- _Exercise_: Using the material below, copy every line where "matplotlib" appears.

—————

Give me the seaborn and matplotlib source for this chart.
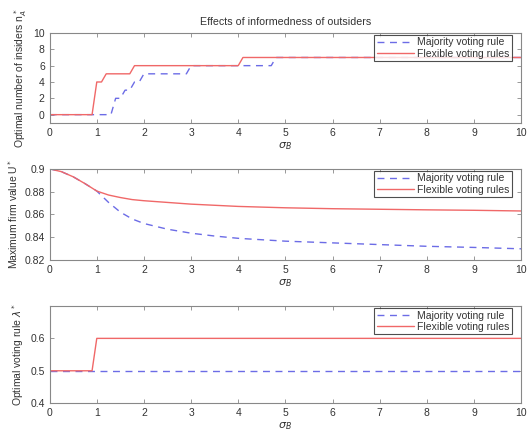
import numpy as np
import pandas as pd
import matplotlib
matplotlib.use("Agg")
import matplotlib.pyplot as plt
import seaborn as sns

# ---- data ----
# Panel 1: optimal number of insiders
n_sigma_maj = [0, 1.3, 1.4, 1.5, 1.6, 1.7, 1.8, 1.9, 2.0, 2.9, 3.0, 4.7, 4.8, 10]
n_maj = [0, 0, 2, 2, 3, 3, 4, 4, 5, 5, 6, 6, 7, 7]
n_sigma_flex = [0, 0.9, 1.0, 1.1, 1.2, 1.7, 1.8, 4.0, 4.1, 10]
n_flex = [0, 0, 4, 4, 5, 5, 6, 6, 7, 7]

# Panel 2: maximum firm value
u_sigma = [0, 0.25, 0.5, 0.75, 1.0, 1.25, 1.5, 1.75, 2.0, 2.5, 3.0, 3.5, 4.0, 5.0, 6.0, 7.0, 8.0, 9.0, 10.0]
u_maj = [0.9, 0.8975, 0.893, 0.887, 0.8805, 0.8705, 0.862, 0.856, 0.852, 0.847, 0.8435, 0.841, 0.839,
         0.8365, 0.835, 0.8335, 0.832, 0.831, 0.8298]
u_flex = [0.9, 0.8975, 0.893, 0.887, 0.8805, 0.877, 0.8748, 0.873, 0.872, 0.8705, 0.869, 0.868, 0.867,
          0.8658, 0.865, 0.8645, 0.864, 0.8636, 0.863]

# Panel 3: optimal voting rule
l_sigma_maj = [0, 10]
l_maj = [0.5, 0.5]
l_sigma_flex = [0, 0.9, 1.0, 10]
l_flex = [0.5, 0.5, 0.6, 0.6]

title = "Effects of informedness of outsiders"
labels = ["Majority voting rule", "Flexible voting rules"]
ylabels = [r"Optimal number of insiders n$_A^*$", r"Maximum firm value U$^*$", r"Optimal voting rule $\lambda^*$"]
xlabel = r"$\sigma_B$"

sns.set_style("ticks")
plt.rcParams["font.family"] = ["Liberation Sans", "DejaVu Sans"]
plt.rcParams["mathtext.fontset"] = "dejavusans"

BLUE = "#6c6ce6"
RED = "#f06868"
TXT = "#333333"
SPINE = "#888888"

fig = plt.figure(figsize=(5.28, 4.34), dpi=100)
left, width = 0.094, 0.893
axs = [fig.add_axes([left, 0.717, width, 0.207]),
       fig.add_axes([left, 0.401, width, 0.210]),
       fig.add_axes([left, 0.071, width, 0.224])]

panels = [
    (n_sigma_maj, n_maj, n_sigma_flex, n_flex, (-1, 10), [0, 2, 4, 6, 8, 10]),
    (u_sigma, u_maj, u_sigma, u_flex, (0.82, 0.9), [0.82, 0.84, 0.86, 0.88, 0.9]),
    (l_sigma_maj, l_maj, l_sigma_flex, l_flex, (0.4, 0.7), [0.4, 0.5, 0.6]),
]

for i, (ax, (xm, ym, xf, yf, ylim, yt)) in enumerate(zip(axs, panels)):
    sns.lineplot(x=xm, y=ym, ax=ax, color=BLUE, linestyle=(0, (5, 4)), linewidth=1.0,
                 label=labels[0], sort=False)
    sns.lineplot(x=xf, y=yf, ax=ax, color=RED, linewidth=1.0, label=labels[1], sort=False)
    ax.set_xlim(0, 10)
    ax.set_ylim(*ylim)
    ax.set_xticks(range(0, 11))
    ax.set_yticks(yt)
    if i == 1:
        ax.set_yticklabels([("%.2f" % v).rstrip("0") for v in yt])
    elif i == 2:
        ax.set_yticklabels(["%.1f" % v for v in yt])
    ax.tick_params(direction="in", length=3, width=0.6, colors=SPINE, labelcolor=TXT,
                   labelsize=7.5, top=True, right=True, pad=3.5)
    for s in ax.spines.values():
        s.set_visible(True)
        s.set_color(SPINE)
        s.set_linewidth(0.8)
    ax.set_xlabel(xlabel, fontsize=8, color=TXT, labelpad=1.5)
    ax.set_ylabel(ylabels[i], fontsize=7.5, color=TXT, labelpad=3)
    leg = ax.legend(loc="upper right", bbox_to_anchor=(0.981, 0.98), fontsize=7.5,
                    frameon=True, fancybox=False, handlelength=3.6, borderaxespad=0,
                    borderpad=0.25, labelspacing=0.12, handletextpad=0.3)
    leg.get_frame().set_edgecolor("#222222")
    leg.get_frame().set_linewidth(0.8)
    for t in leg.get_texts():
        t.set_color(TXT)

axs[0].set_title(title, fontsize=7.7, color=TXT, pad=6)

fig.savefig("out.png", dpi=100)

—————

- _Written reply_:
Give me the seaborn and matplotlib source for this chart.
import matplotlib
matplotlib.use("Agg")
import matplotlib.pyplot as plt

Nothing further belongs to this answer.